Nei prossimi giorni assisteremo, con emozione, alla fumata bianca dell’elezione del Papa, ma continueremo a essere tristemente avvolti nelle nuvole nere della politica italiana. Le tenui speranze di una soluzione sono tutte nelle mani del capo dello Stato, i cui poteri però si stanno di fatto lentamente esaurendo. Il 15 aprile la Costituzione prescrive che Camera e Senato si riuniscano in seduta comune, con i delegati regionali, per scegliere il successore di Napolitano il cui mandato scade il 15 maggio.

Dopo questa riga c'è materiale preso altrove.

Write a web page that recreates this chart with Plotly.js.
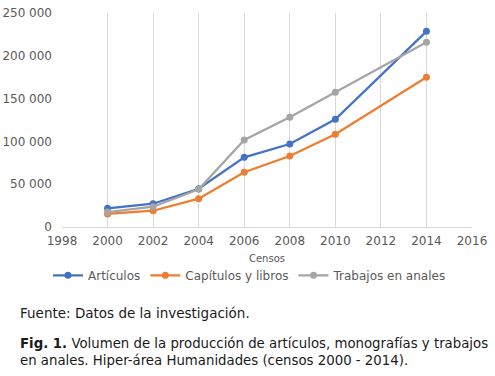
<!DOCTYPE html>
<html>
<head>
<meta charset="utf-8">
<script src="https://cdn.plot.ly/plotly-3.0.1.min.js"></script>
<style>
html,body{margin:0;padding:0;background:#fff;}
#chart{width:495px;height:376px;}
</style>
</head>
<body>
<div id="chart"></div>
<script>
const years = [2000, 2002, 2004, 2006, 2008, 2010, 2014];
const articulos = [21800, 27200, 44700, 81400, 97000, 125800, 228600];
const capitulos = [15200, 19000, 33100, 63900, 82900, 108300, 174900];
const trabajos = [17500, 23700, 44000, 101600, 128100, 157300, 215700];
const seriesNames = ['Artículos', 'Capítulos y libros', 'Trabajos en anales'];
const xTicks = [1998, 2000, 2002, 2004, 2006, 2008, 2010, 2012, 2014, 2016];
const yTicks = [0, 50000, 100000, 150000, 200000, 250000];
const yTickText = ['0', '50 000', '100 000', '150 000', '200 000', '250 000'];

const colors = ['#4472C4', '#ED7D31', '#A5A5A5'];
const font = 'DejaVu Sans, Verdana, sans-serif';

const data = [articulos, capitulos, trabajos].map((vals, i) => ({
  x: years, y: vals, name: seriesNames[i], type: 'scatter', mode: 'lines+markers',
  line: {color: colors[i], width: 2.25},
  marker: {color: colors[i], size: 7}
}));

const plotBottom = 227;
function below(px) { return -(px - plotBottom); }

const layout = {
  width: 495, height: 376,
  margin: {l: 62, r: 23, t: 13, b: 149},
  paper_bgcolor: '#fff', plot_bgcolor: '#fff',
  font: {family: font, size: 12, color: '#595959'},
  showlegend: true,
  legend: {
    orientation: 'h', x: 0.4585, xanchor: 'center', y: -0.158, yanchor: 'top',
    font: {family: font, size: 12, color: '#595959'},
    itemwidth: 30, tracegroupgap: 0, bgcolor: 'rgba(0,0,0,0)'
  },
  xaxis: {
    range: [1998, 2016], tickvals: xTicks, ticktext: xTicks.map(String),
    showgrid: true, gridcolor: '#D9D9D9', gridwidth: 1,
    showline: true, linecolor: '#D9D9D9', linewidth: 1,
    zeroline: false, ticks: '', ticklabelstandoff: 3,
    tickfont: {family: font, size: 12, color: '#595959'},
    title: {text: 'Censos', font: {family: font, size: 10, color: '#595959'}, standoff: 7}
  },
  yaxis: {
    range: [0, 250000], tickvals: yTicks, ticktext: yTickText,
    showgrid: false, zeroline: false, showline: false, ticks: '',
    ticklabelstandoff: 9,
    tickfont: {family: font, size: 12, color: '#595959'}
  },
  annotations: [
    {text: 'Fuente: Datos de la investigación.', xref: 'paper', yref: 'paper',
     x: -62/410, y: 0, xanchor: 'left', yanchor: 'middle', xshift: 18, yshift: below(313),
     showarrow: false, font: {family: font, size: 13.5, color: '#1a1a1a'}},
    {text: '<b>Fig. 1.</b> Volumen de la producción de artículos, monografías y trabajos', xref: 'paper', yref: 'paper',
     x: -62/410, y: 0, xanchor: 'left', yanchor: 'middle', xshift: 18, yshift: below(343),
     showarrow: false, font: {family: font, size: 13.3, color: '#1a1a1a'}},
    {text: 'en anales. Hiper-área Humanidades (censos 2000 - 2014).', xref: 'paper', yref: 'paper',
     x: -62/410, y: 0, xanchor: 'left', yanchor: 'middle', xshift: 18, yshift: below(360),
     showarrow: false, font: {family: font, size: 13.3, color: '#1a1a1a'}}
  ]
};

Plotly.newPlot('chart', data, layout, {displayModeBar: false, staticPlot: true});
</script>
</body>
</html>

Il calendario è fitto di decisioni ravvicinate e sovrapposte che riguardano, dal 15 marzo, anche le presidenze di Montecitorio e di Palazzo Madama oltre all’incarico per la formazione del nuovo governo. Avremo nuovi presidenti, certamente autorevoli, ma in un quadro politico così incerto e fragile non è escluso che il loro prestigio e la loro credibilità possano essere messi a dura prova. La presidenza della Repubblica, che rappresenta l’unità nazionale ed è il più alto ruolo di garanzia costituzionale, non può essere esposta a un simile rischio e va sottratta ai prevedibili effetti di un grande gioco d’incastro fra candidature e veti. Il mandato del presidente, non a caso, è di sette anni, durata che i costituenti scelsero per non far coincidere, nel limite del possibile, il rinnovo del Quirinale con quello delle Camere.